[Start Data extract]
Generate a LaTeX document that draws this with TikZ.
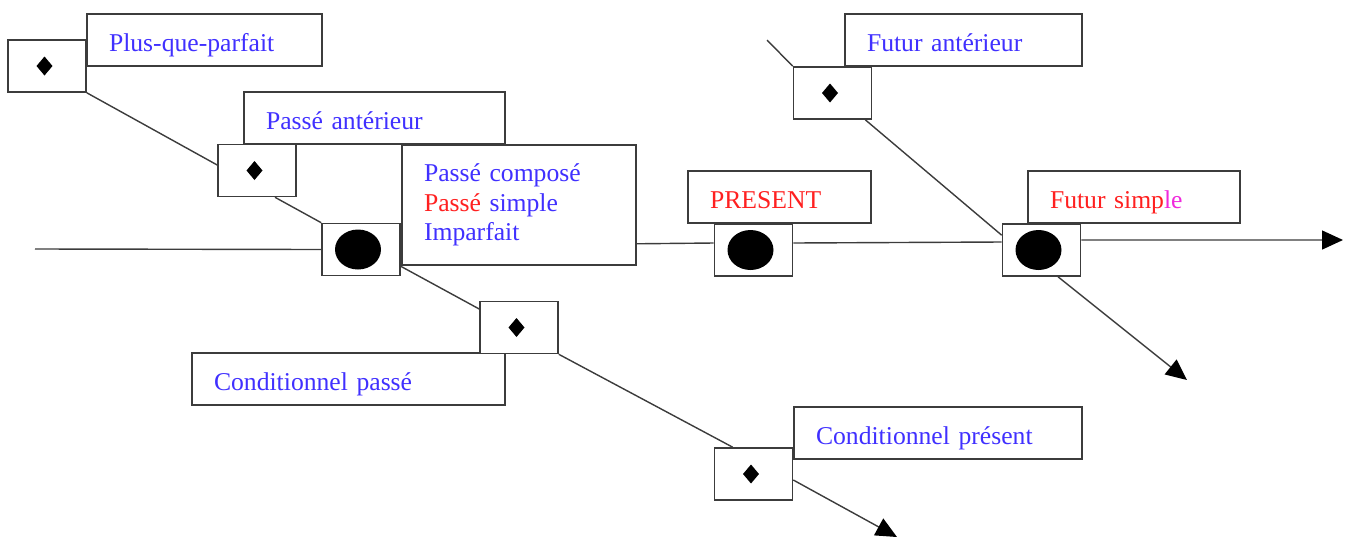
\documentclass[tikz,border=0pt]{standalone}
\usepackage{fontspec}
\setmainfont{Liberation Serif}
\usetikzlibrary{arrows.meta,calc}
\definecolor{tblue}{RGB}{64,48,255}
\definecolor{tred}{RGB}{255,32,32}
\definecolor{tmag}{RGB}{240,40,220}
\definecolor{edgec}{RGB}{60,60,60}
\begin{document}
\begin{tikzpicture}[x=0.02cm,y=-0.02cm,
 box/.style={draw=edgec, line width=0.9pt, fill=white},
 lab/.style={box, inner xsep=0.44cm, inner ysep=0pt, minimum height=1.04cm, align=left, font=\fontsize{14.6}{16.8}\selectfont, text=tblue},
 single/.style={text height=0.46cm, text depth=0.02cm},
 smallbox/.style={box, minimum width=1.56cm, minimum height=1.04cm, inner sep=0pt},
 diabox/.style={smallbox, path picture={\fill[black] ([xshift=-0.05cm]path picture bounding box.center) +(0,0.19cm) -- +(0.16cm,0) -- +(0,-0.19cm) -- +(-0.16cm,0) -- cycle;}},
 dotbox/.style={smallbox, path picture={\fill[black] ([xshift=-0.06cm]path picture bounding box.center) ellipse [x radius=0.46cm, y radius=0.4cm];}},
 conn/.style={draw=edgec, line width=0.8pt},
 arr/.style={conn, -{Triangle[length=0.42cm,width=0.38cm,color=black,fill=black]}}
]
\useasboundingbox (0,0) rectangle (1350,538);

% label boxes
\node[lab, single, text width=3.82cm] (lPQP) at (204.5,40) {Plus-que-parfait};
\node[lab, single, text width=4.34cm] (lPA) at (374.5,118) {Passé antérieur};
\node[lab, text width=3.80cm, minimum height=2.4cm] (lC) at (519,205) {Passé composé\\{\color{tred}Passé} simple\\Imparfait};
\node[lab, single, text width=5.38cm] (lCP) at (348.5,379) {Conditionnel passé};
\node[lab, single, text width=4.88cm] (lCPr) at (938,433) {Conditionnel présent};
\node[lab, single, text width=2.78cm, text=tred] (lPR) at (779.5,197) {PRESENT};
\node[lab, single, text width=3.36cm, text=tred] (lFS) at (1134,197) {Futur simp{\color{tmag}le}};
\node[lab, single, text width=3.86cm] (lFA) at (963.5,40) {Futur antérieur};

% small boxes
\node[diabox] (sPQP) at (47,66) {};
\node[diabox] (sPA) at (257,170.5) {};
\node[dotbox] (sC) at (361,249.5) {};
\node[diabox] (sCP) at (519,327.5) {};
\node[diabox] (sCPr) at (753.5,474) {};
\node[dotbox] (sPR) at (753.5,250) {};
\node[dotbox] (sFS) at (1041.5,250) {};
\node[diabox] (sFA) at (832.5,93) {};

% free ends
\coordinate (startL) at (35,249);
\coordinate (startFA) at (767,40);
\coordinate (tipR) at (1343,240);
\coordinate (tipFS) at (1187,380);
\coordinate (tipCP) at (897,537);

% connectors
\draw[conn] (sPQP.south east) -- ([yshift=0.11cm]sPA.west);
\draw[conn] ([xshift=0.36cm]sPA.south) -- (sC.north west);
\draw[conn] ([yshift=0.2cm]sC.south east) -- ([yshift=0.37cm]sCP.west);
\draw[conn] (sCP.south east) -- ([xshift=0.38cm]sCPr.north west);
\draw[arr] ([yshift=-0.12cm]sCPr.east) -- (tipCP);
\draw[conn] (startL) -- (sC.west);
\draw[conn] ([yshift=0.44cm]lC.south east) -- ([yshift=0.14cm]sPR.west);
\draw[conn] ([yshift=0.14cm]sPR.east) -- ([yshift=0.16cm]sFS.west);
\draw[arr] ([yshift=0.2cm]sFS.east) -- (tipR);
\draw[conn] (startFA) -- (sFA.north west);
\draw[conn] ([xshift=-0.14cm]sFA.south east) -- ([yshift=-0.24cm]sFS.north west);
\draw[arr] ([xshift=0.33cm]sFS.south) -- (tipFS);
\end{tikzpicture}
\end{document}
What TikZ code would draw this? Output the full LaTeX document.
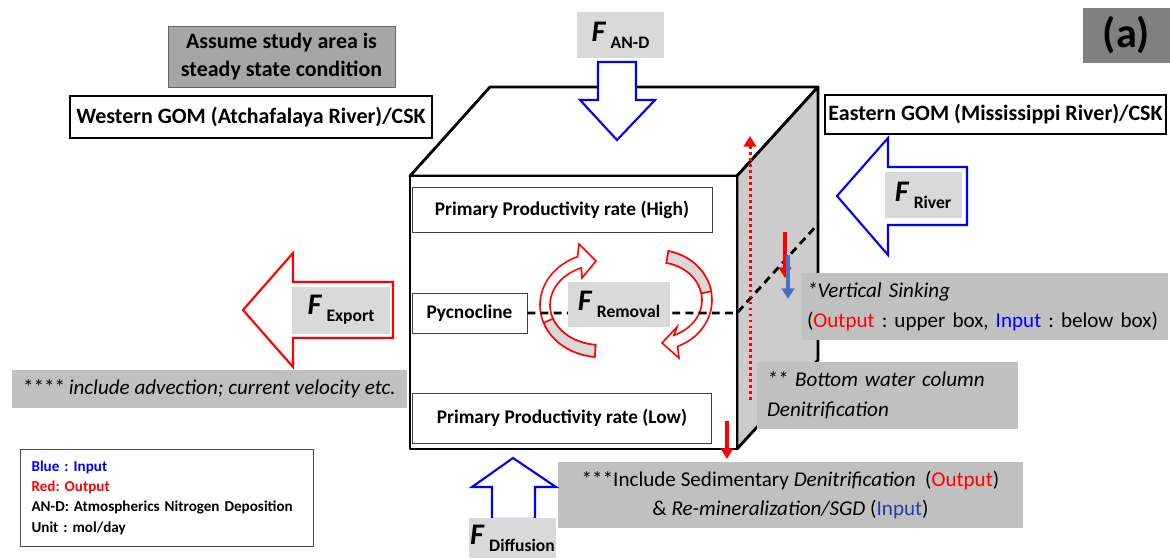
[End Data extract]
Exercise instructions: Search the records above for "LaTeX". Copy each line where it is found.

Answer to this task:
Generate a LaTeX document that draws this with TikZ.
What TikZ code would draw this? Output the full LaTeX document.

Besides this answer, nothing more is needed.